En définitive, CZN propose un gameplay riche et particulièrement tactique, accru par un roster de haute volée, comme on n’en a tout simplement jamais vu dans un gacha jusqu’à maintenant. Son mode Chaos est vraiment grisant à jouer, entre la tension due au risque de trauma et le theorycrafting permanent sur la création de ses decks. Il ne lui manque plus qu’à assombrir un peu l’histoire pour qu’elle soit au niveau de l’ambiance. Un peu plus d’abondance sur les ressources aussi, ce ne serait pas du luxe, tant je suis constamment en flux tendu, sur l’énergie, la thune, les matériaux d’XP, de compétences et, bien évidemment, le stuff.

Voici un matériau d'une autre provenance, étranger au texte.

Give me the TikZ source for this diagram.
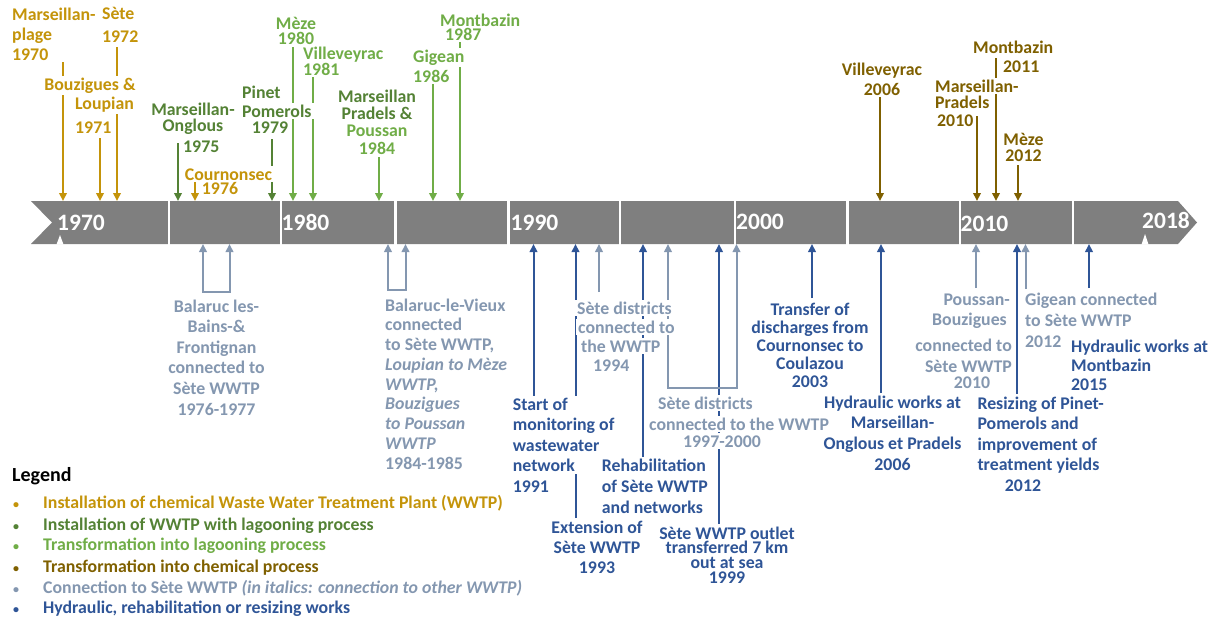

Enfin, s’ils pouvaient nous proposer toujours plus de personnages stylés, tant dans le charadesign que dans le style de jeu, sans pour autant passer par la case « toujours plus de boobs et toujours moins de tissu », ce serait top.

Bref, vous l’aurez compris à la lecture de cette critique fleuve, j’ai été particulièrement emballé par la proposition de Super Creative. Clairement, Chaos Zero Nightmare est pour moi le meilleur gacha à ce jour. Leur performance financière au lancement (6M$ sur les 10 derniers jours d’octobre, le jeu étant sorti le 22) prouve qu’on peut se faire une place sur ce marché saturé, tout en étant (relativement) généreux avec les joueurs, en les faisant réellement jouer (et pas seulement regarder l’auto-farm se dérouler) et en leur proposant un challenge relevé auquel se confronter. Clairement, entre son modèle économique et celui de Duet Night Abyss, sorti lui aussi récemment, le monde du gacha semble enfin vouloir se démarquer de l’ogre MiHoYo et son système pénible et contraignant. Et ça c’est une excellente nouvelle.